このブログの大きな目的の一つは、「記憶を記録する」ことである。
そのため、当時、闘争に関わった様々な方からの投稿や証言を掲載している。また、当時の新聞記事などを編集した「全国学園闘争」シリーズも続けている。
先日、1967年から1969年まで明大の中核派で活動をしていたA氏から話を伺った。今回はその内容を掲載する。
1967年の第一次羽田闘争から1968年の10・21国際反戦デー、1969年の東大安田講堂攻防戦、4・28沖縄闘争など、激動の時代を駆け抜けた、ある元活動家の証言である。
今回を含めて、3週にわたり掲載する。
(文章が長くブログの字数制限を超えるため、No320-1とNo320-2に分けて掲載します)
(文章が長いので、筆者がタイトルを付けました。また、関係者は仮名にしてあります。)
(写真は1970年頃の明大和泉校舎)
<明大入学と中核派同盟員加盟>
Y『Aさんが明大に入ったのは67年ですか?』
A『67年の4月です。政経学部でした。』
Y『運動に関わるきっかけは?』
A『きっかけは、私は高校時代にスポーツ(陸上)をやっていたんです。1年浪人して大学に入学し、陸上部に入ろうと思ったんです。4月に和泉校舎の前でオリエンテーションをやっていました。そこに体育会系、文科系の出店が並んでいて、僕は陸上をやりたかったので、陸上部のコーナーを訪ねたんです。
入るつもりでいたんですが、その時に陸上部の人が「いいですよ」と言う訳ですが、条件があるということなんです。その条件は全寮制だということと、頭を坊主にしてもらうということだったんです。当時、私は叔母のところに住んでいたんです。大学生活を全寮制で坊主で過ごすのはどうかと思って、陸上部に入るのはあきらめました。
オリエンテーションの2日目に、文科系のサークルに入ろうかと思って歩いていたら、マルクス主義研究会から声をかけられた。声をかけたのがBなんです。
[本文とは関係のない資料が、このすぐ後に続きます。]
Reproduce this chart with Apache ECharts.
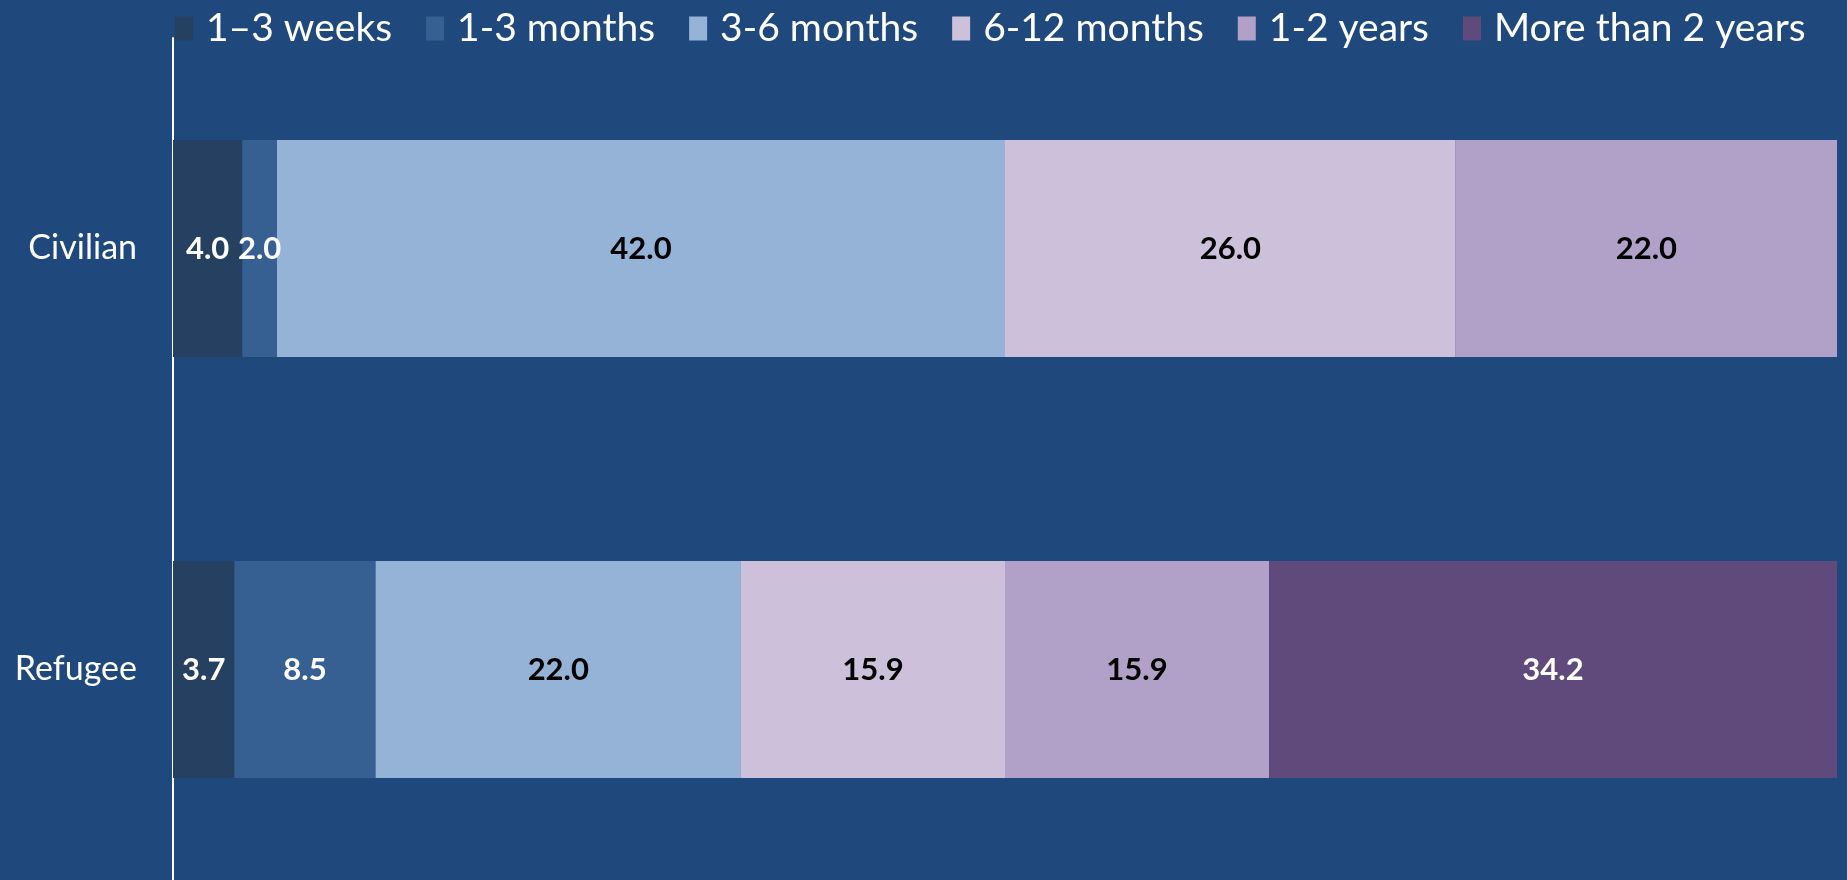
<!DOCTYPE html>
<html>
<head>
<meta charset="utf-8">
<script src="https://cdn.jsdelivr.net/npm/echarts@6/dist/echarts.min.js"></script>
<style>
  html, body { margin: 0; padding: 0; background: #1F497D; }
  #chart { width: 1847px; height: 880px; }
</style>
</head>
<body>
<div id="chart"></div>
<script>
const categories = ['Civilian', 'Refugee']
const seriesNames = ['1–3 weeks', '1-3 months', '3-6 months', '6-12 months', '1-2 years', 'More than 2 years']

// raw values per duration, [Civilian, Refugee]
const weeks1to3 = [4.0, 3.7]
const months1to3 = [2.0, 8.5]
const months3to6 = [42.0, 22.0]
const months6to12 = [26.0, 15.9]
const years1to2 = [22.0, 15.9]
const moreThan2Years = [0, 34.2]

const seriesValues = [weeks1to3, months1to3, months3to6, months6to12, years1to2, moreThan2Years]
const colors = ['#264061', '#366092', '#95B3D7', '#CCC0DA', '#B1A0C7', '#604A7B']
const labelColors = ['#ffffff', '#ffffff', '#000000', '#000000', '#000000', '#ffffff']

const fontFamily = 'Lato, "Open Sans", sans-serif'

// 100% stacked: each bar is scaled to its category total
const totals = categories.map((c, i) => seriesValues.reduce((s, arr) => s + arr[i], 0))

const chart = echarts.init(document.getElementById('chart'))

const option = {
  backgroundColor: '#1F497D',
  textStyle: { fontFamily: fontFamily },
  legend: {
    top: 4,
    left: 170,
    itemWidth: 18,
    itemHeight: 24,
    itemGap: 34,
    icon: 'rect',
    selectedMode: false,
    textStyle: {
      color: '#ffffff',
      fontSize: 39,
      fontFamily: fontFamily,
      padding: [0, 0, 0, 8]
    },
    data: seriesNames
  },
  grid: {
    left: 173,
    right: 10,
    top: 38,
    height: 850
  },
  xAxis: {
    type: 'value',
    min: 0,
    max: 100,
    show: false
  },
  yAxis: {
    type: 'category',
    inverse: true,
    data: categories,
    axisLine: { lineStyle: { color: '#ffffff', width: 2 } },
    axisTick: { show: false },
    axisLabel: {
      color: '#ffffff',
      fontSize: 34,
      fontFamily: fontFamily,
      margin: 36
    }
  },
  series: seriesNames.map((name, k) => ({
    name: name,
    type: 'bar',
    stack: 'total',
    barWidth: 217,
    itemStyle: { color: colors[k] },
    label: {
      show: true,
      position: 'inside',
      color: labelColors[k],
      fontSize: 31,
      fontWeight: 'bold',
      fontFamily: fontFamily,
      formatter: (p) => seriesValues[k][p.dataIndex] ? seriesValues[k][p.dataIndex].toFixed(1) : ''
    },
    data: seriesValues[k].map((v, i) => v / totals[i] * 100)
  })),
  animation: false
}

chart.setOption(option)
</script>
</body>
</html>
大学に入ったら、社会科学の勉強でもしようかという気もあったんですが、マルクス主義というのは高校でも勉強したことがなかったし、周辺にも友達にもそういう関係の人はいなかった。
「部室に来ませんか」と言われて、生協の裏の汚い学館(旧学館)の1階の小さな部室に行ったんです。マルクス主義研究会というのは出先みたいな形で、実際は法社会学研究会(法社研)がメインのサークルだったんです。
「マルクスの勉強しませんか?社会の問題をどう思いますか?」と聞かれたので、「ベトナムの反戦というのは大事かな」というような受け答えをしました。
その時のマル研のキャップがCで、そのCとBが「一緒に勉強しよう」と私を説得するんです。
それでやろうということで2.3日勉強したら、「今から明大の理事室に押し掛ける」と言われた。(学費闘争の2・2協定の後の学内情勢もあり)学部自治会がバスをチャーターして、和泉校舎から駿河台に向かいました。
マル研は5~6人、それと自治会役員のグループなどと、理事室に抗議に行きました。僕は大学に入ってから3日目くらいだから、何も分からない。駿河台校舎に行ってビックリしたのは、50~60人で理事室になだれ込んだんです。そして、部屋にあるガラスだとかを全部割ったんです。「これは学生のすることかな」と思った。何を抗議すると言っても意味がよく分からない。乱入した人たちはいろんなものをぶち壊したんです。「どういうグループか」と思いましたね。
私は普通の勉強をしようと思って授業に出始めていたんです。授業にしばらく出ていて、授業が終わったらマル研の部室に行ってマルクス主義の勉強をする。その時の講師がCだったんです。まだ、学生運動のこともよく分からなかったんですね。その後は日比谷公園で集会があるということで、日比谷公園に行って、初めて集会に参加してデモをしました。そんなことを4月から5月にかけて授業に出ながらやっていました。そのうち政経学部の自治会選挙があり、Cから「クラスの代議員に立候補しろ」と言われた。
マル研のメンバーは法学部中心で、政経学部の学生は少なかったんです。それでクラス委員に立候補しました。その時にもう一人立候補者がいて、それが民青系でした。私はその時は中核派という意識が無かったんですが、選挙の結果、私が当選しました。政経学部の代議員になれば、政経学部自治会の総会があるでしょ。総会を仕切っていたのが、当時2年生のY・RとRです。その頃Cが本性を現して、マル学同中核派だと言われた。そんな中で代議員大会に初めて出席しましたが少数の為、何もできませんでした。5月は基地反対闘争で砂川に行きました。それは明大というより、中核派のグループで行きました。